Consortium including Bentham Project receives European Commission’s Horizon Impact Award for 2020
23 September 2020
UCL’s Bentham Project was part of a European consortium which has received the major award in recognition of their contribution to transforming access to the world’s archival knowledge using artificial intelligence.
The READ (Recogntion and Enrichment of Archival Documents) consortium, of which the Bentham Project at UCL Faculty of Laws was a partner, has been named as one of the winners of the European Commission’s Horizon Impact Award for 2020. The Award, which this year received 225 nominations across all disciplines, recognises and celebrates EU-funded research projects whose results have created significant societal impact across Europe and beyond. The award ceremony took place on 23 September 2020 during the European Research and Innovation Days event.
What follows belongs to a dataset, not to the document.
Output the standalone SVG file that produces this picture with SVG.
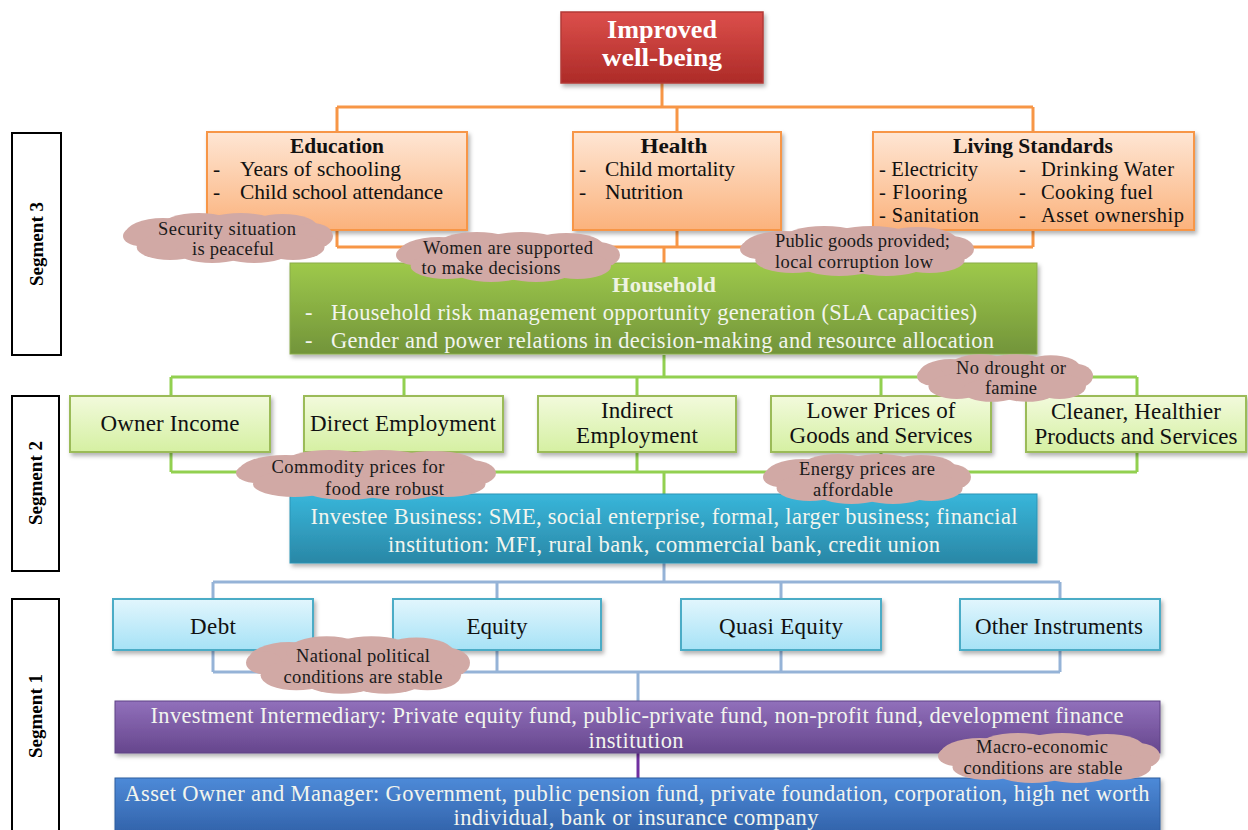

READ (2016–19), funded by the Horizon 2020 programme, set out to transform the way in which the public and scholars access the world’s archival knowledge, using machine learning and artificial intelligence. Building upon the work of the tranScriptorium programme (2013–15), in which the Bentham Project was also a partner, the READ team delivered Transkribus, a comprehensive, freely-available platform for the automated recognition, transcription, and searching of historical documents, which incorporates Handwritten Text Recognition (HTR), Keyword Spotting, and other cutting-edge technologies. Transkribus has a growing user base, with over 40,000 individuals having registered an account with the platform, thousands of whom use it on a weekly basis. Transkribus is capable of producing, by either using an off-the-shelf HTR model or after a certain amount of training, automated transcripts of handwritten manuscripts in a variety of scripts and languages dating from centuries ago to the present day.
Critical to testing the HTR and associated technologies incorporated in Transkribus was UCL’s Bentham Papers, a vast collection of manuscripts which contain features that any effective HTR platform needs to contend with, such as difficult handwriting, pages written in more than one hand, skewed writing, and crossings-out. In addition, transcripts produced by volunteers for the Bentham Project’s award-winning crowdsourced transcription initiative, Transcribe Bentham, were integral to training and testing robust HTR models. Early experiments resulted in an HTR model able to recognise correctly around 82% of all the characters on a fairly straightforward Bentham manuscript; by the end of the READ programme subsequent experiments produced models capable of recognising at least 95% of characters on a straightforward Bentham manuscript, and 91% on the most complex. Dr Louise Seaward of the Bentham Project led a major dissemination campaign to promote the use of Transkribus, having organised and presented at over sixty workshops, seminars, conferences, hackathons, and public talks, cumulatively attended by over a thousand people.
The Bentham Project also worked with colleagues at the Pattern Recognition and Human Language Technology Research Center (Universitat Politècnica de València) to produce the Bentham Papers Indexing and Search engine. Based on pattern recognition, this Keyword Spotting engine allows the user to search for words and phrases in the almost 100,000 pages of the Bentham Papers without the need for them to have been transcribed—a proof-of-concept of a potentially transformative technology for further widening access to historic manuscripts, and a major resource in its own right.
The work of the READ project is now continued by the READ CO-OP, a European Co-operative Society to sustain and further develop the Transkribus platform, and whose subscribers include the British Library and the respective National Archives of Finland, Luxembourg, Norway, and Sweden.